We did not spend every day on the new land. In March we repaired a lot of fence, driving something like 28 new posts. Then we attacked the forsythia patch near the house. It had been untouched for 20 years until last spring, when we did a little pruning without making much headway. We finally got thru the whole thing on 17 April. It will look kind of ragged for awhile (photo at right) but should be nice next spring.
I had a rough winter and then Char had a rough spring. She had a couple more TIAs (mini strokes) that were temporarily disabling and which put her in the hospital briefly. Each time her speech was affected but not much else. Her meds have been adjusted and she had several therapy sessions. She was making gains over the summer but had another episode in October. She is doing pretty well right now. Our main hope is that we can find the cause and put a stop to these recurring events.
We received a number of visitors over the course of the year and made a couple of trips ourselves. Tom and Paulette Irwin came in from Pennsylvanis for the first Maple Festival weekend in March.
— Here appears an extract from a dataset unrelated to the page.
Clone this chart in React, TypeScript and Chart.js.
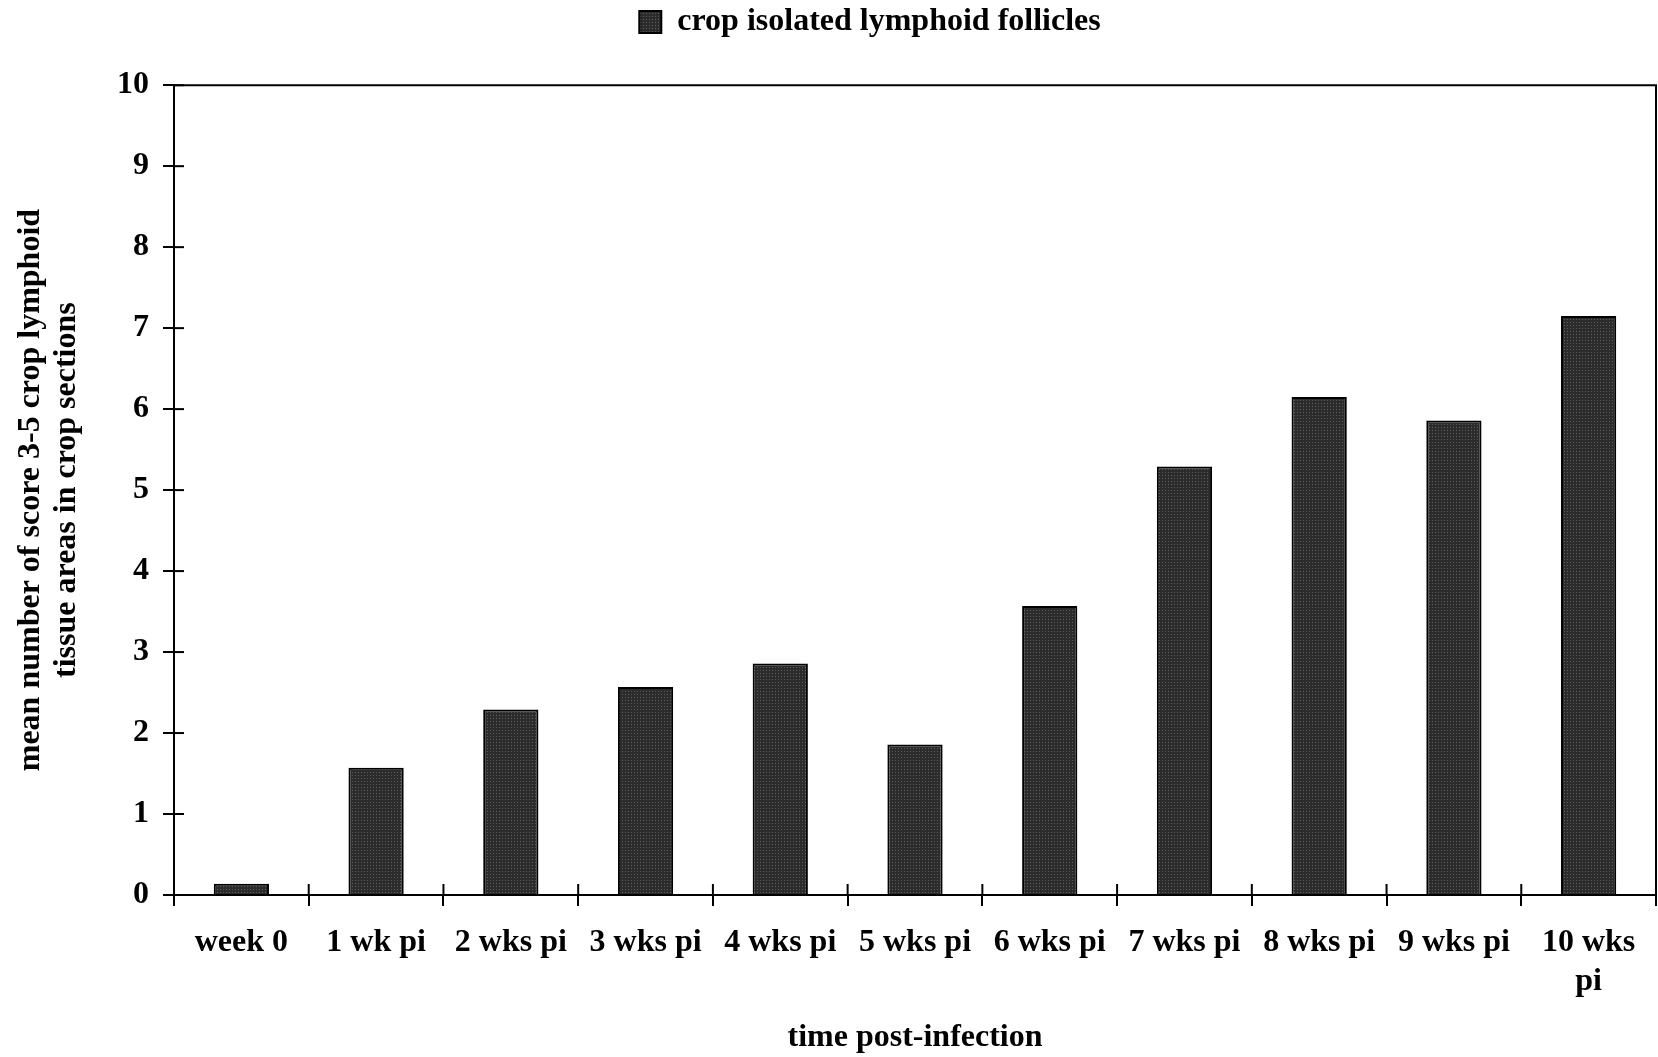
import React, { useEffect, useRef } from "react";
import { Chart, registerables } from "chart.js";

Chart.register(...registerables);

const categories: (string | string[])[] = [
  "week 0",
  "1 wk pi",
  "2 wks pi",
  "3 wks pi",
  "4 wks pi",
  "5 wks pi",
  "6 wks pi",
  "7 wks pi",
  "8 wks pi",
  "9 wks pi",
  ["10 wks", "pi"],
];
const follicleValues = [0.14, 1.57, 2.29, 2.57, 2.86, 1.86, 3.57, 5.29, 6.15, 5.86, 7.15];
const seriesLabel = "crop isolated lymphoid follicles";
const xTitle = "time post-infection";
const yTitle = ["mean number of score 3-5 crop lymphoid", "tissue areas in crop sections"];

const FONT = "'Liberation Serif', 'Times New Roman', serif";

function makePattern(): CanvasPattern | string {
  const c = document.createElement("canvas");
  c.width = 3;
  c.height = 3;
  const g = c.getContext("2d");
  if (!g) return "#333333";
  g.fillStyle = "#2c2c2c";
  g.fillRect(0, 0, 3, 3);
  g.fillStyle = "#5c5c5c";
  g.fillRect(1, 1, 1, 1);
  const p = g.createPattern(c, "repeat");
  return p || "#333333";
}

const legendShift = {
  id: "legendShift",
  afterLayout(chart: any) {
    const lg = chart.legend;
    if (lg) {
      lg.left += 42;
      lg.right += 42;
    }
  },
};

const frameAndTicks = {
  id: "frameAndTicks",
  afterDraw(chart: any) {
    const { ctx, chartArea } = chart;
    const { left, right, top, bottom } = chartArea;
    ctx.save();
    ctx.strokeStyle = "#000";
    ctx.lineWidth = 2;
    ctx.beginPath();
    ctx.moveTo(left, top);
    ctx.lineTo(right, top);
    ctx.lineTo(right, bottom);
    ctx.stroke();
    const y = chart.scales.y;
    y.ticks.forEach((_t: any, i: number) => {
      const py = y.getPixelForTick(i);
      ctx.beginPath();
      ctx.moveTo(left, py);
      ctx.lineTo(left + 10, py);
      ctx.stroke();
    });
    const x = chart.scales.x;
    const n = x.ticks.length;
    for (let i = 1; i < n; i++) {
      const px = (x.getPixelForTick(i - 1) + x.getPixelForTick(i)) / 2;
      ctx.beginPath();
      ctx.moveTo(px, bottom);
      ctx.lineTo(px, bottom - 11);
      ctx.stroke();
    }
    ctx.restore();
  },
};

export default function App() {
  const ref = useRef<HTMLCanvasElement | null>(null);
  useEffect(() => {
    document.body.style.margin = "0";
    const canvas = ref.current;
    if (!canvas) return;
    const pattern = makePattern();
    const chart = new Chart(canvas, {
      type: "bar",
      data: {
        labels: categories,
        datasets: [
          {
            label: seriesLabel,
            data: follicleValues,
            backgroundColor: pattern as any,
            borderColor: "#000",
            borderWidth: 2,
            barPercentage: 0.41,
            categoryPercentage: 1,
          },
        ],
      },
      options: {
        responsive: false,
        animation: false,
        devicePixelRatio: 1,
        layout: { padding: { top: 0, right: 2, left: 0, bottom: 0 } },
        plugins: {
          legend: {
            position: "top",
            weight: 3000,
            labels: {
              color: "#000",
              font: { family: FONT, size: 32, weight: "bold" },
              boxWidth: 22,
              boxHeight: 22,
              padding: 6,
            },
          } as any,
          title: {
            display: true,
            text: "",
            font: { size: 1 },
            padding: { top: 0, bottom: 36 },
          },
          tooltip: { enabled: false },
        },
        scales: {
          x: {
            grid: {
              display: true,
              drawOnChartArea: false,
              offset: true,
              tickLength: 11,
              color: "#000",
              lineWidth: 2,
            },
            border: { color: "#000", width: 2 },
            ticks: {
              color: "#000",
              font: { family: FONT, size: 32, weight: "bold" },
              padding: 18,
              maxRotation: 0,
              autoSkip: false,
            },
            title: {
              display: true,
              text: xTitle,
              color: "#000",
              font: { family: FONT, size: 32, weight: "bold" },
              padding: { top: 18, bottom: 0 },
            },
            afterFit: (s: any) => {
              s.height = 162;
            },
          },
          y: {
            min: 0,
            max: 10,
            grid: {
              display: true,
              drawOnChartArea: false,
              tickLength: 11,
              color: "#000",
              lineWidth: 2,
            },
            border: { color: "#000", width: 2 },
            ticks: {
              stepSize: 1,
              color: "#000",
              font: { family: FONT, size: 32, weight: "bold" },
              padding: 14,
            },
            title: {
              display: true,
              text: yTitle,
              color: "#000",
              font: { family: FONT, size: 32, weight: "bold", lineHeight: 1.15 },
              padding: { top: 12, bottom: 10 },
            },
            afterFit: (s: any) => {
              s.width = 174;
            },
          },
        },
      },
      plugins: [legendShift, frameAndTicks],
    });
    return () => chart.destroy();
  }, []);
  return <canvas ref={ref} width={1658} height={1057} style={{ display: "block" }} />;
}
Tom was one of my best paddling buddies from Penn State days. We see them nearly every year, sometimes more than once. Kathy and Jeff Smith (daughter and son-in-law) live just down the pike in Roanoke, so we see them fairly often. Bill Gordon and Bill Nelson, two of my caving buddies from college, stopped one day in April. Bill Gordon and I get together every year but I had not seen Bill Nelson since leaving Charlottesville more than 50 years ago. He is featured in my report on two early trips to Butler Cave. Jim Snyder, another paddling buddy, made a brief stop in May and John Harshbarger was here in June. John was a real blast from the past. He was at VPI at the same time I was at UVa. We got together for caving quite a few times, including one memorable multi-day trip to Windy Mouth over a Christmas vacation. Daughters Beverly and Stephanie were here for the 4th of July while we were without electrical power (more on that below). Char then rode back to PA with Bev to visit granddaughter Lynne and play with our great-grandchildren. Later that month we made a return visit to the Irwins and the Carns in PA on the occasion of Tom & Paulette’s daughter Andrea’s wedding.
We were also pleased to meet Joe and Linda Crisp, from Artesia Wells, TX, who came by on an eastern trip. Joe’s father, Willard, bought some property 50 years ago that I had inherited thru my father’s family. We had never met so it was interesting to show them around here and to hear about things in Texas. New developments there may give us another story to tell next year.
Two of the guys who had been here last fall for a biology field trip returned to spend five days in late May on a senior project. They were supposed to send me a report on what they found but it has not happened. :o( They did help with some chores while here, one being to reset an old, very heavy gravestone on the place that had fallen over. The McGlaughlin farm is across the river but John wanted to be buried on our hill, so the story goes, so he could “keep an eye on them Hiners,” just around the bend. The photo was taken on Memorial Day.